Formally-Guided Self-Healing Software: Guaranteeing Trust and Resilience in Mission-Critical Systems

I. Executive Summary

Safety-critical systems, such as those used in aerospace, maritime, and defense domains, demand exceptional reliability and robustness. For instance, the Ariane 5 rocket failure in 1996 due to a software bug led to a catastrophic explosion shortly after launch, costing millions of dollars. Similarly, the Therac-25 radiation therapy machine's software defects in the 1980s resulted in multiple patient fatalities. Such examples underscore the dire consequences of undetected software issues in these domains. Software defects in such systems can lead to catastrophic failures, including loss of life, mission failure, and significant financial repercussions. This white paper proposes a novel research initiative focused on developing automated program repair techniques tailored for safety-critical systems. By leveraging advanced formal verification, refinement types, runtime monitoring, self-healing mechanisms, and human-in-the-loop feedback, this research uniquely addresses the intricate challenges in safety-critical systems. These approaches ensure that repairs are not only precise and compliant with strict operational and safety standards but also adaptive to dynamic and adversarial environments. Unlike traditional methods reliant on extensive manual intervention, this framework integrates conflict-driven learning, active learning, and automated reasoning to provide scalable, robust solutions tailored to the unique demands of safety-critical environments.

II. Background and Motivation

Modern safety-critical systems are characterized by increasing software complexity, stringent performance requirements, and the necessity for real-time operation. Despite rigorous testing and validation processes, latent software bugs persist due to the undecidability nature of formal verification and challenges in fully exploring dynamic operational conditions. For example, in 2015, a latent bug in the autopilot software of a commercial aircraft led to incorrect altitude adjustments, requiring immediate pilot intervention to avoid a potential collision. Such scenarios highlight the risks inherent in undetected software defects.

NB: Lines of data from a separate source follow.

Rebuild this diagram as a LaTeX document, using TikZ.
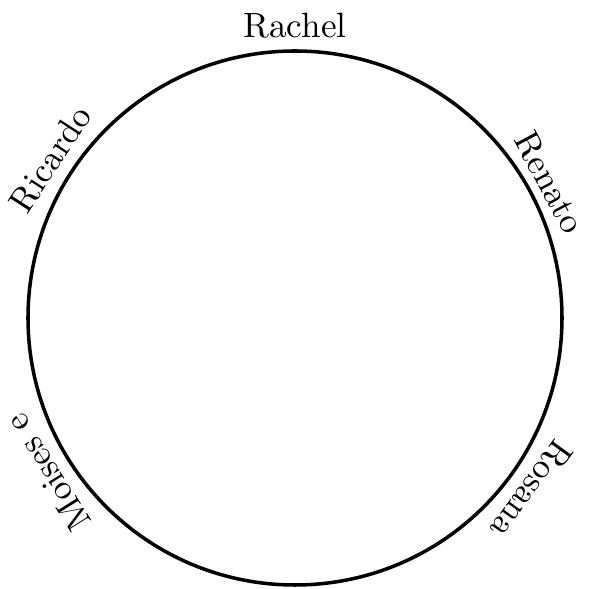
\documentclass[tikz,border=0pt]{standalone}
\usepackage{tikz}

\begin{document}
\begin{tikzpicture}[scale=1.0, nome/.style={anchor=base, inner sep=0pt}]
\useasboundingbox (-2.95,-2.71) rectangle (2.94,3.18);
\draw[line width=1pt] (0,0) circle (2.67);
\node[nome] (rachel) at (90:2.80) {Rachel};
\node[nome,rotate=57] (ricardo) at (147:2.80) {Ricardo};
\node[nome,rotate=-62] (renato) at (28:2.77) {Renato};
\node[nome,rotate=122] (moises) at (212:2.80) {Moises e};
\node[nome,rotate=-126] (rosana) at (-36:2.81) {Rosana};
\end{tikzpicture}
\end{document}
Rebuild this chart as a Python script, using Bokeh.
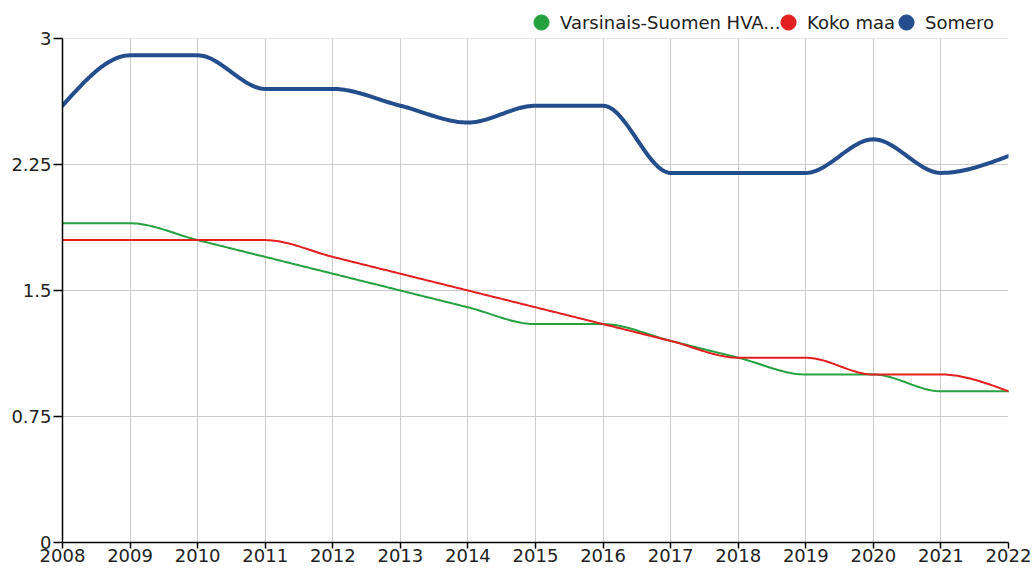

High system complexity: Complex interactions among software components make comprehensive testing challenging, leading to vulnerabilities in integration points and overlooked edge cases.
Dynamic environments: Safety-critical systems often operate in unpredictable conditions, exposing previously untested code paths and increasing the likelihood of latent bugs triggering during deployment.
Legacy code bases: Many systems rely on outdated or poorly documented code, complicating maintenance and increasing the risk of introducing new defects during updates.

Traditional debugging and repair processes are manual, time-intensive, and error-prone, exacerbating delays and escalating costs. The introduction of automated program repair mechanisms that leverage refinement-type-driven specifications, runtime monitoring, self-healing, and human-in-the-loop feedback offers a transformative approach. By enabling scalable, precise, and adaptive solutions tailored to safety-critical environments, these mechanisms significantly mitigate the risks posed by software defects and operational uncertainties.

III. Proposed Approach

The overall architecture of the proposed system.

This initiative will explore a comprehensive strategy for automated program repair in safety-critical systems, integrating refinement-type-driven specifications, conflict-driven self-healing mechanisms, and human-in-the-loop enhancements tailored for real-world operational challenges:

Model-Based Specification & Formal Verification.

We begin by creating a rigorous, model-based description of the UAV’s software components, such as flight control logic, sensor processing, and communication protocols. Each component will be expressed using refinement types, which enhance type systems by encoding rich logical constraints. Refinement types are particularly suitable for specifying and enforcing properties such as permissible pitch, roll, and altitude ranges or ensuring that only authenticated commands can alter UAV trajectories. These constraints can be statically checked during design time, offering guarantees about software behavior. For example, flight envelope constraints are expressed as refinements of numeric types, ensuring compliance with safety-critical properties at both compile-time and runtime.

By using refinement types, we can instantiate and verify critical properties with precision and scalability. For instance, constraints like "altitude > 0" or "pitch within [-30, 30] degrees" are encoded directly within the type system, ensuring their enforcement throughout the UAV’s lifecycle. These refinement types form the basis for formal verification, where tools such as SMT solvers and theorem provers validate functional correctness and security guarantees. By structuring the software as a set of verifiable contracts defined via refinement types, we preclude common error classes (e.g., buffer overflows or invalid sensor reads) and streamline certification efforts.

Example 1: Flight Envelope Constraints for UAVs

For a tactical autonomous UAV, violating flight envelope constraints (e.g., exceeding maximum roll or pitch angles) can lead to loss of control or structural failure. Using refinement types, we ensure:

The UAV never exceeds ±60° roll angle at low altitude.
The UAV never descends below a safe altitude threshold.

Using Liquid Haskell (a refinement-type-based verification tool), we express these properties:

type Altitude = { v: Double | v > 100.0 }  -- UAV must always maintain above 100 meters
type RollAngle = { v: Double | v >= -60.0 && v <= 60.0 }  -- Roll angle constraint

data UAV = UAV {
    altitude :: Altitude,
    roll :: RollAngle
}